Section 11 is interesting.  He discusses how to convert 2-body problems into 1-body problems, justifying the application of his previous results (on 1-body problems) to real systems.  Then he takes on the 3-body problem.  Given the difficulty of the problem he isn't able to do much with the gravitational problem, but he does prove some interesting results for the n-body system of particles interacting via 2-body forces proportional to the products of particle masses and the separation vector between the particles.  Basically it's a system of masses and springs and it's completely solvable.  So, like any physicist, Newton derived results for masses and springs because that's what he could do.  Don't feel bad, Isaac, we have mostly done the same in the centuries since.

When he gets to the 3-body gravitational potential, he argues ("proves" is too strong of a term) that if one mass is far larger than the rest you can ignore the interactions of the other two bodies with each other, or the way that they perturb the  motion of the larger body.  After  that, he argues that his methods can be applied to a 3-body system that bears a remarkable resemblance to the sun, earth, and moon.  However, he kept it quite abstract, deferring an open mapping to the sun/earth/moon system until Book 3.  According to the commentary by the translator, the reason was that Newton's contemporaries were critical of the idea of mysterious attraction at a distance.

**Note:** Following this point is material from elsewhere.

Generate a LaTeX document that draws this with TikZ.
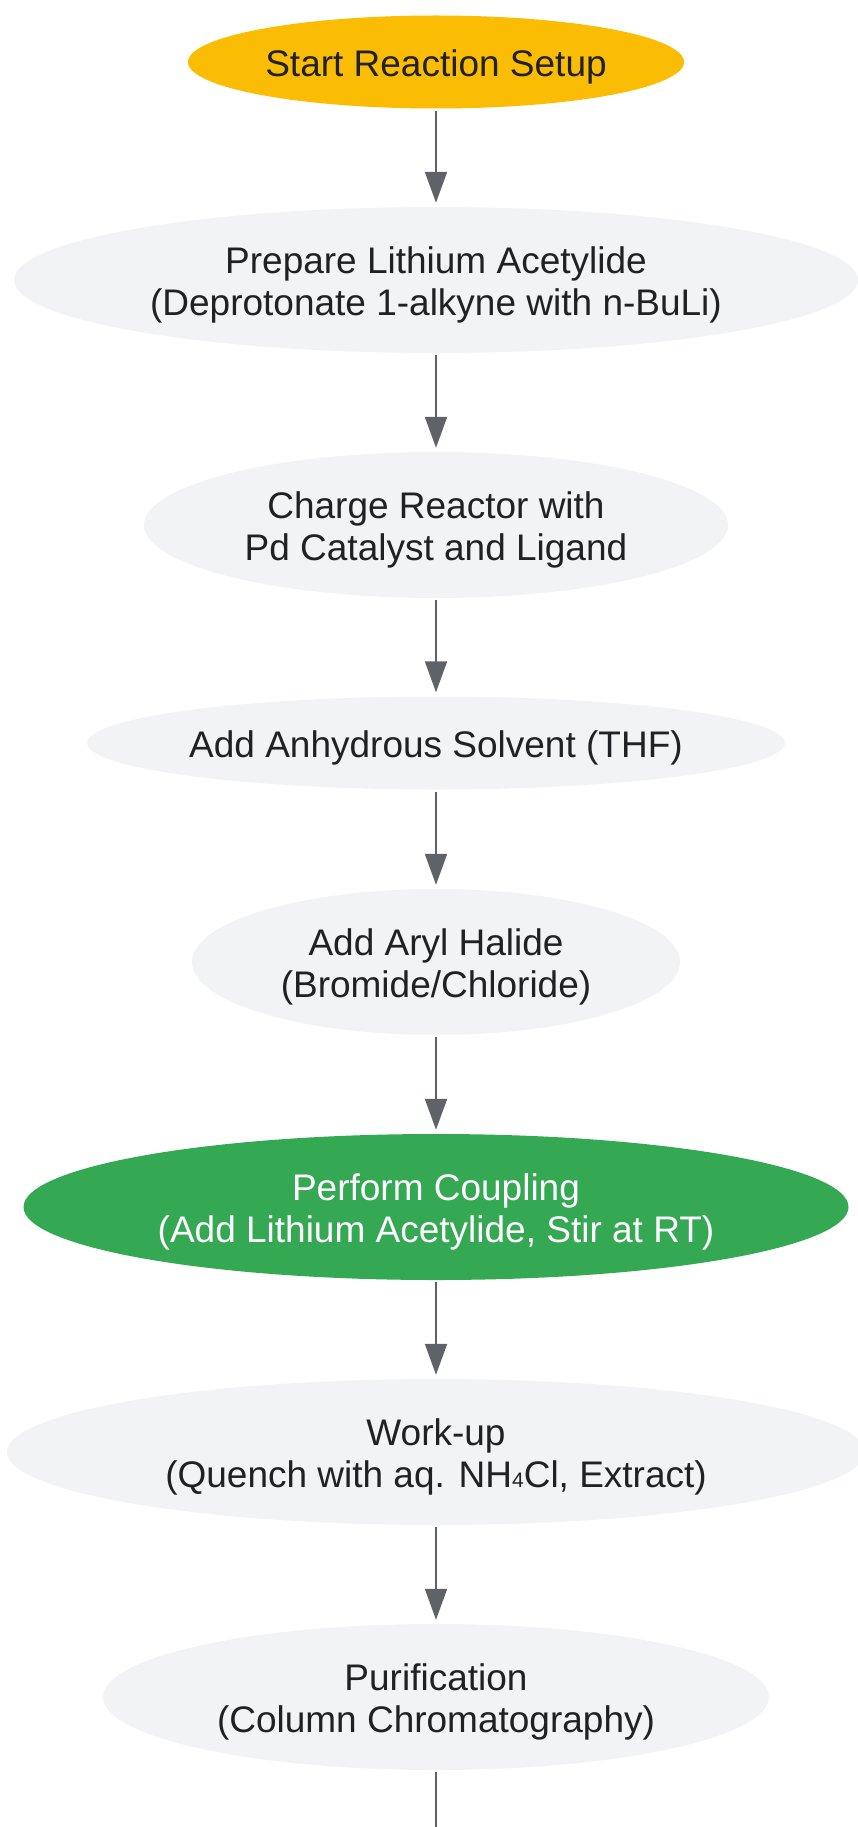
\documentclass[tikz,border=0pt]{standalone}
\usepackage{fontspec}
\setmainfont{Liberation Sans}
\usetikzlibrary{shapes.geometric,arrows.meta}
\definecolor{startyellow}{HTML}{FBBC04}
\definecolor{stagegray}{HTML}{F1F3F4}
\definecolor{couplegreen}{HTML}{34A853}
\definecolor{inkdark}{HTML}{202124}
\definecolor{linkgray}{HTML}{5F6368}
\newcommand{\upstrut}{\rule{0pt}{37pt}}
\newcommand{\subfour}{{\fontsize{21}{21}\selectfont 4}}
\begin{document}
\begin{tikzpicture}[x=1pt, y=1pt,
    stage/.style={ellipse, fill=stagegray, text=inkdark, inner sep=0pt, align=center, font=\fontsize{37}{42}\selectfont},
    link/.style={linkgray, line width=2pt, -{Triangle[length=31pt,width=22pt]}, shorten <=2pt, shorten >=4pt}]
\useasboundingbox (0,0) rectangle (857,-1827);
\node[stage, fill=startyellow, minimum width=496pt, minimum height=93pt] (S) at (436,-62) {\upstrut Start Reaction Setup};
\node[stage, minimum width=844pt, minimum height=146pt] (LA) at (436,-280) {\upstrut Prepare Lithium Acetylide\\(Deprotonate 1-alkyne with n-BuLi)};
\node[stage, minimum width=584pt, minimum height=146pt] (CR) at (436,-525) {\upstrut Charge Reactor with\\Pd Catalyst and Ligand};
\node[stage, minimum width=689pt, minimum height=93pt] (SO) at (436,-743) {\upstrut Add Anhydrous Solvent (THF)};
\node[stage, minimum width=488pt, minimum height=146pt] (AH) at (436,-962) {\upstrut Add Aryl Halide\\(Bromide/Chloride)};
\node[stage, fill=couplegreen, text=white, minimum width=825pt, minimum height=146pt] (CP) at (436,-1207) {\upstrut Perform Coupling\\(Add Lithium Acetylide, Stir at RT)};
\node[stage, minimum width=858pt, minimum height=146pt] (WU) at (436,-1452) {\upstrut Work-up\\(Quench with aq. NH\subfour Cl, Extract)};
\node[stage, minimum width=666pt, minimum height=146pt] (PU) at (436,-1697) {\upstrut Purification\\(Column Chromatography)};
\coordinate (E) at (436,-1827);

\draw[link] (S) -- (LA);
\draw[link] (LA) -- (CR);
\draw[link] (CR) -- (SO);
\draw[link] (SO) -- (AH);
\draw[link] (AH) -- (CP);
\draw[link] (CP) -- (WU);
\draw[link] (WU) -- (PU);
\draw[linkgray, line width=2pt, shorten <=2pt] (PU) -- (E);
\end{tikzpicture}
\end{document}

In section 12 he proves that for gravitational interactions spheres can be treated as point objects.  In section 13 he considers a point interacting with a surface if the particle-particle interactions are something other than 1/r^2.  He derives a lot of results that would not be out of place in a modern text on intermolecular forces.

Section 14, the last section of Book 1, involves small particles moving in stratified media with piecewise-linear potentials.  What he is doing bears a remarkable resemblance to ion optics (which I spent some time working with in college) but he wants to derive the optics of light.  It's a precursor to his book Opticks.

I'm not going to read books II and III.  Book II is chock full of wrong results and Book III just doesn't interest me because the essential result is already present.

Still, although I wound up skimming a third of it rather than reading the whole thing carefully I am glad that I read it.  I hope to teach my department's class on the history of physics in a few years, and having at least surveyed Newton is useful.  More importantly, I want to focus on the topic of relative motion, and Newton's most important arguments there concern the spinning bucket, which is in an early section that I actually read.  The bucket argument influenced Mach and Einstein, so it's essential to the course that I would like to teach.